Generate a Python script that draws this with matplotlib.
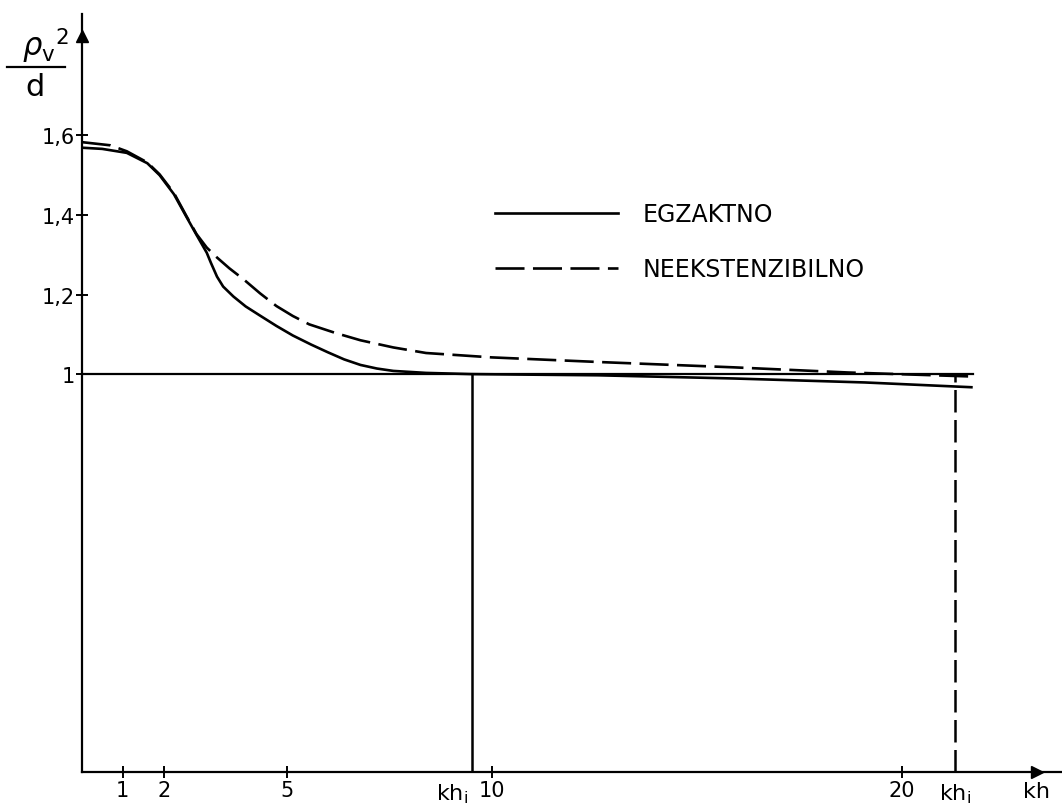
import matplotlib
matplotlib.use("Agg")
import matplotlib.pyplot as plt
from matplotlib.lines import Line2D

plt.rcParams['font.family'] = ['DejaVu Sans']
plt.rcParams['mathtext.fontset'] = 'dejavusans'

# ---- data ----
exact_kh = [0, 0.5, 1.1, 1.6, 1.9, 2.25, 2.55, 2.8, 3.05, 3.15, 3.3, 3.45,
            3.7, 4.0, 4.35, 4.75, 5.15, 5.6, 6.0, 6.4, 6.8, 7.2, 7.6, 8.4,
            9.5, 12.6, 15.9, 19.1, 21.7]
exact_v = [1.569, 1.566, 1.556, 1.530, 1.500, 1.452, 1.396, 1.350, 1.305,
           1.280, 1.245, 1.220, 1.195, 1.170, 1.147, 1.121, 1.097, 1.074,
           1.055, 1.037, 1.023, 1.014, 1.008, 1.003, 1.000, 0.997, 0.989,
           0.979, 0.967]

neek_kh = [0, 0.7, 1.1, 1.6, 1.9, 2.25, 2.55, 2.8, 3.05, 3.3, 3.6, 3.95,
           4.35, 4.75, 5.15, 5.55, 6.2, 6.8, 7.6, 8.4, 10.0, 12.7, 15.9,
           18.7, 21.7]
neek_v = [1.583, 1.575, 1.560, 1.532, 1.502, 1.455, 1.398, 1.352, 1.318,
          1.293, 1.266, 1.238, 1.203, 1.171, 1.146, 1.125, 1.103, 1.085,
          1.067, 1.053, 1.042, 1.030, 1.017, 1.004, 0.994]

kh_i_exact = 9.52
kh_i_neek = 21.3
ref_level = 1.0
ref_end = 21.75

x_ticks = [1, 2, 5, 10, 20]
x_ticklabels = ['1', '2', '5', '10', '20']
y_ticks = [1.0, 1.2, 1.4, 1.6]
y_ticklabels = ['1', '1,2', '1,4', '1,6']
legend_labels = ['EGZAKTNO', 'NEEKSTENZIBILNO']

# ---- figure ----
W, H = 1062, 804
fig = plt.figure(figsize=(W / 100, H / 100), dpi=100)
x0, x1, y0, y1 = 81.7, 1062, 773, 15
ax = fig.add_axes([x0 / W, 1 - y0 / H, (x1 - x0) / W, (y0 - y1) / H])
ax.set_xlim(0, (x1 - x0) / 41.0)
ax.set_ylim(0, (y0 - y1) / 397.9)

lw = 1.9
k = 'black'
l1, = ax.plot(exact_kh, exact_v, color=k, lw=lw, solid_joinstyle='round')
l2, = ax.plot(neek_kh, neek_v, color=k, lw=lw, dashes=(11, 3.2))

ax.plot([0, ref_end], [ref_level, ref_level], color=k, lw=1.6)
ax.plot([kh_i_exact, kh_i_exact], [0, ref_level], color=k, lw=1.8)
neek_end = neek_v[-1]
ax.plot([kh_i_neek, kh_i_neek], [0, neek_end], color=k, lw=1.8, dashes=(9, 3))

# axes
for s in ['top', 'right']:
    ax.spines[s].set_visible(False)
for s in ['left', 'bottom']:
    ax.spines[s].set_linewidth(1.6)
ax.plot([23.3], [0], marker='>', color=k, ms=9, clip_on=False)
ax.plot([0], [1.85], marker='^', color=k, ms=9, clip_on=False)

ax.set_xticks(x_ticks)
ax.set_xticklabels(x_ticklabels, fontsize=15)
ax.set_yticks(y_ticks)
ax.set_yticklabels(y_ticklabels, fontsize=15)
ax.tick_params(axis='both', direction='inout', length=8, width=1.4, pad=2)
ax.tick_params(axis='y', pad=1)

# extra axis labels
tr = ax.get_xaxis_transform()
ax.text(kh_i_exact - 0.1, -0.012, r'kh$_\mathregular{i}$', transform=tr,
        ha='right', va='top', fontsize=16)
ax.text(kh_i_neek, -0.012, r'kh$_\mathregular{i}$', transform=tr,
        ha='center', va='top', fontsize=16)
ax.text(23.3, -0.012, 'kh', transform=tr, ha='center', va='top', fontsize=16)

# y label as fraction
fig.text(22 / W, 1 - 56 / H, r'$\rho_\mathsf{v}{}^\mathsf{2}$', fontsize=22,
         ha='left', va='baseline')
fig.add_artist(Line2D([7 / W, 65 / W], [1 - 68 / H, 1 - 68 / H],
                      transform=fig.transFigure, color=k, lw=1.6))
fig.text(35 / W, 1 - 96 / H, 'd', fontsize=22, ha='center', va='baseline')

# legend
leg = ax.legend([l1, l2], legend_labels, loc='upper left',
                bbox_to_anchor=(495 / W, 1 - 203.5 / H),
                bbox_transform=fig.transFigure, frameon=False, fontsize=17,
                handlelength=5.2, handletextpad=1.06, labelspacing=1.29,
                borderpad=0, borderaxespad=0)

fig.savefig('out.png', dpi=100)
○ ○ ○ ○ ○ ○ ○
### Problem details
Write out exactly the opening lines of the data, stopping after the line that holds "plt.rcParams['mathtext.fontset'] = 'dejavusans'". Exclude pictures.

### Exercise response
Generate a Python script that draws this with matplotlib.
import matplotlib
matplotlib.use("Agg")
import matplotlib.pyplot as plt
from matplotlib.lines import Line2D

plt.rcParams['font.family'] = ['DejaVu Sans']
plt.rcParams['mathtext.fontset'] = 'dejavusans'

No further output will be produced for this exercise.